Professeur de technologie, Shimoyama enseigne aux jeunes les secrets des commutateurs et de l’électricité. Mais un robot est bien plus que ça. “Il n’y a pas qu’une unique bonne réponse à donner quand on fabrique un robot, contrairement à d’autres sujets où les étudiants doivent donner l’unique vraie réponse issue d’un raisonnement correcte », explique-t-il. Bricolés à partir de matériaux de récupération, il n’y a pas deux robots qui se ressemblent – ici on utilise l’air pulsé pour pousser le ballon, là une roue à palettes, un autre est centré sur le blocage du ballon. Le concours ne décerne pas seulement un premier et second prix mais d’autres prix comme celui du plus courageux, celui de la meilleure idée ou celui, le prix le plus populaire, de la meilleure idée qui ne sert à rien.

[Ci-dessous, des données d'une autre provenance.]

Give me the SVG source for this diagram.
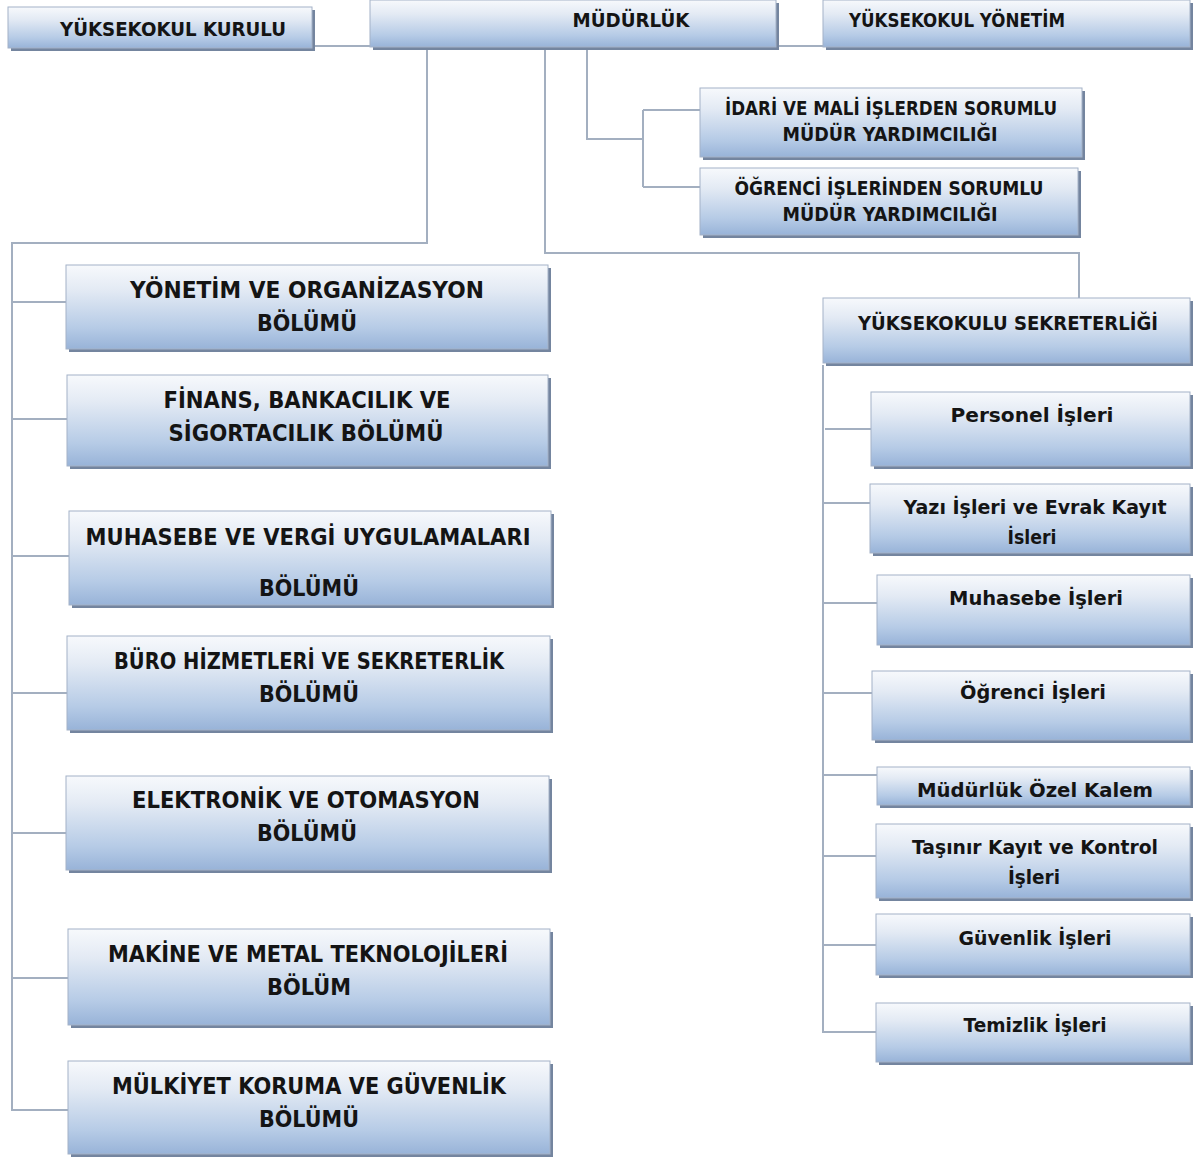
<svg xmlns="http://www.w3.org/2000/svg" width="1194" height="1158" viewBox="0 0 1194 1158">
<defs>
<linearGradient id="g" x1="0" y1="0" x2="0" y2="1">
<stop offset="0" stop-color="#f7f9fc"/>
<stop offset="0.3" stop-color="#e3eaf4"/>
<stop offset="0.75" stop-color="#b6cbe6"/>
<stop offset="1" stop-color="#98b3d8"/>
</linearGradient>
<style>
.s{fill:#74859f}
.b{fill:url(#g);stroke:#a4b2c7;stroke-width:1}
.c{fill:none;stroke:#a3afc0;stroke-width:2}
text{font-family:"DejaVu Sans","Liberation Sans",sans-serif;font-weight:bold;fill:#141414;text-anchor:middle}
.t{font-size:19px}
.l{font-size:23px}
.r{font-size:20px}
</style>
</defs>
<rect width="1194" height="1158" fill="#ffffff"/>
<g id="connectors">
<path class="c" d="M312 46H370M776 46H823"/>
<path class="c" d="M427 48V243H12V1110H68M12 302H66M12 419H67M12 556H69M12 693H67M12 833H66M12 978H68"/>
<path class="c" d="M545 48V253H1079V298"/>
<path class="c" d="M587 48V139H643M643 110V187M643 110H700M643 187H700"/>
<path class="c" d="M823 365V1032H876M825 429H871M823 503H870M823 603H877M823 693H872M823 775H877M823 856H876M823 945H876"/>
</g>
<g id="kurulu"><rect class="s" x="11" y="10" width="304" height="41"/><rect class="b" x="8" y="7" width="304" height="41"/><text class="t" x="173" y="36" textLength="226" lengthAdjust="spacingAndGlyphs">YÜKSEKOKUL KURULU</text></g>
<g id="mudurluk"><rect class="s" x="373" y="3" width="406" height="47"/><rect class="b" x="370" y="0" width="406" height="47"/><text class="t" x="631" y="27" textLength="117" lengthAdjust="spacingAndGlyphs">MÜDÜRLÜK</text></g>
<g id="yonetim"><rect class="s" x="826" y="3" width="367" height="47"/><rect class="b" x="823" y="0" width="367" height="47"/><text class="t" x="957" y="27" textLength="216" lengthAdjust="spacingAndGlyphs">YÜKSEKOKUL YÖNETİM</text></g>
<g id="idari"><rect class="s" x="703" y="91" width="382" height="69"/><rect class="b" x="700" y="88" width="382" height="69"/><text class="t" x="891" y="115" textLength="332" lengthAdjust="spacingAndGlyphs">İDARİ VE MALİ İŞLERDEN SORUMLU</text><text class="t" x="890" y="141" textLength="215" lengthAdjust="spacingAndGlyphs">MÜDÜR YARDIMCILIĞI</text></g>
<g id="ogrenci-yrd"><rect class="s" x="703" y="171" width="378" height="67"/><rect class="b" x="700" y="168" width="378" height="67"/><text class="t" x="889" y="195" textLength="309" lengthAdjust="spacingAndGlyphs">ÖĞRENCİ İŞLERİNDEN SORUMLU</text><text class="t" x="890" y="221" textLength="215" lengthAdjust="spacingAndGlyphs">MÜDÜR YARDIMCILIĞI</text></g>
<g id="b1"><rect class="s" x="69" y="268" width="482" height="84"/><rect class="b" x="66" y="265" width="482" height="84"/><text class="l" x="307" y="298" textLength="354" lengthAdjust="spacingAndGlyphs">YÖNETİM VE ORGANİZASYON</text><text class="l" x="307" y="331" textLength="100" lengthAdjust="spacingAndGlyphs">BÖLÜMÜ</text></g>
<g id="b2"><rect class="s" x="70" y="378" width="481" height="91"/><rect class="b" x="67" y="375" width="481" height="91"/><text class="l" x="307" y="408" textLength="287" lengthAdjust="spacingAndGlyphs">FİNANS, BANKACILIK VE</text><text class="l" x="306" y="441" textLength="275" lengthAdjust="spacingAndGlyphs">SİGORTACILIK BÖLÜMÜ</text></g>
<g id="b3"><rect class="s" x="72" y="514" width="482" height="94"/><rect class="b" x="69" y="511" width="482" height="94"/><text class="l" x="308" y="545" textLength="445" lengthAdjust="spacingAndGlyphs">MUHASEBE VE VERGİ UYGULAMALARI</text><text class="l" x="309" y="596" textLength="100" lengthAdjust="spacingAndGlyphs">BÖLÜMÜ</text></g>
<g id="b4"><rect class="s" x="70" y="639" width="483" height="94"/><rect class="b" x="67" y="636" width="483" height="94"/><text class="l" x="309" y="669" textLength="390" lengthAdjust="spacingAndGlyphs">BÜRO HİZMETLERİ VE SEKRETERLİK</text><text class="l" x="309" y="702" textLength="100" lengthAdjust="spacingAndGlyphs">BÖLÜMÜ</text></g>
<g id="b5"><rect class="s" x="69" y="779" width="483" height="94"/><rect class="b" x="66" y="776" width="483" height="94"/><text class="l" x="306" y="808" textLength="348" lengthAdjust="spacingAndGlyphs">ELEKTRONİK VE OTOMASYON</text><text class="l" x="307" y="841" textLength="100" lengthAdjust="spacingAndGlyphs">BÖLÜMÜ</text></g>
<g id="b6"><rect class="s" x="71" y="932" width="482" height="96"/><rect class="b" x="68" y="929" width="482" height="96"/><text class="l" x="308" y="962" textLength="400" lengthAdjust="spacingAndGlyphs">MAKİNE VE METAL TEKNOLOJİLERİ</text><text class="l" x="309" y="995" textLength="84" lengthAdjust="spacingAndGlyphs">BÖLÜM</text></g>
<g id="b7"><rect class="s" x="71" y="1064" width="482" height="93"/><rect class="b" x="68" y="1061" width="482" height="93"/><text class="l" x="309" y="1094" textLength="394" lengthAdjust="spacingAndGlyphs">MÜLKİYET KORUMA VE GÜVENLİK</text><text class="l" x="309" y="1127" textLength="100" lengthAdjust="spacingAndGlyphs">BÖLÜMÜ</text></g>
<g id="sekreterlik"><rect class="s" x="826" y="301" width="367" height="65"/><rect class="b" x="823" y="298" width="367" height="65"/><text class="t" x="1008" y="330" textLength="300" lengthAdjust="spacingAndGlyphs">YÜKSEKOKULU SEKRETERLİĞİ</text></g>
<g id="personel"><rect class="s" x="874" y="395" width="319" height="74"/><rect class="b" x="871" y="392" width="319" height="74"/><text class="r" x="1032" y="422" textLength="163" lengthAdjust="spacingAndGlyphs">Personel İşleri</text></g>
<g id="yazi"><rect class="s" x="873" y="487" width="320" height="69"/><rect class="b" x="870" y="484" width="320" height="69"/><text class="r" x="1035" y="514" textLength="263" lengthAdjust="spacingAndGlyphs">Yazı İşleri ve Evrak Kayıt</text><text class="r" x="1032" y="544" textLength="49" lengthAdjust="spacingAndGlyphs">İsleri</text></g>
<g id="muhasebe"><rect class="s" x="880" y="578" width="313" height="70"/><rect class="b" x="877" y="575" width="313" height="70"/><text class="r" x="1036" y="605" textLength="174" lengthAdjust="spacingAndGlyphs">Muhasebe İşleri</text></g>
<g id="ogrenci"><rect class="s" x="875" y="674" width="318" height="69"/><rect class="b" x="872" y="671" width="318" height="69"/><text class="r" x="1033" y="699" textLength="146" lengthAdjust="spacingAndGlyphs">Öğrenci İşleri</text></g>
<g id="ozel"><rect class="s" x="880" y="770" width="313" height="38"/><rect class="b" x="877" y="767" width="313" height="38"/><text class="r" x="1035" y="797" textLength="236" lengthAdjust="spacingAndGlyphs">Müdürlük Özel Kalem</text></g>
<g id="tasinir"><rect class="s" x="879" y="827" width="314" height="74"/><rect class="b" x="876" y="824" width="314" height="74"/><text class="r" x="1035" y="854" textLength="246" lengthAdjust="spacingAndGlyphs">Taşınır Kayıt ve Kontrol</text><text class="r" x="1034" y="884" textLength="52" lengthAdjust="spacingAndGlyphs">İşleri</text></g>
<g id="guvenlik"><rect class="s" x="879" y="917" width="314" height="61"/><rect class="b" x="876" y="914" width="314" height="61"/><text class="r" x="1035" y="945" textLength="153" lengthAdjust="spacingAndGlyphs">Güvenlik İşleri</text></g>
<g id="temizlik"><rect class="s" x="879" y="1006" width="314" height="59"/><rect class="b" x="876" y="1003" width="314" height="59"/><text class="r" x="1035" y="1032" textLength="143" lengthAdjust="spacingAndGlyphs">Temizlik İşleri</text></g>
</svg>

Au début, certains professeurs critiquaient Shimoyama qui dirigeait une classe où ce qu’on y faisait n’était ni mesurable, ni classable, ni enregistrable. Depuis, les ergoteurs ont disparus. Les chercheurs font les éloges de l’ingéniosité des étudiants et 2 000 autres écoles organisent leur propre concours à travers tout le pays. Mais Shimoyama, quant à lui, est fier d’autre chose. Les équipes sont tirées au sort si bien que les étudiants doivent travailler avec d’autres qu’ils ne connaissent ou n’apprécient pas particulièrement. Ils doivent chercher comment coopérer et faire que chaque membre du groupe lui soit fortement attaché. “Pour la première fois, je me suis senti vivre”, écrivait un étudiant dans une dissertation. Lisant cela à voix haute, Shimoyama rayonnait de la joie d’un professeur devant une leçon bien apprise.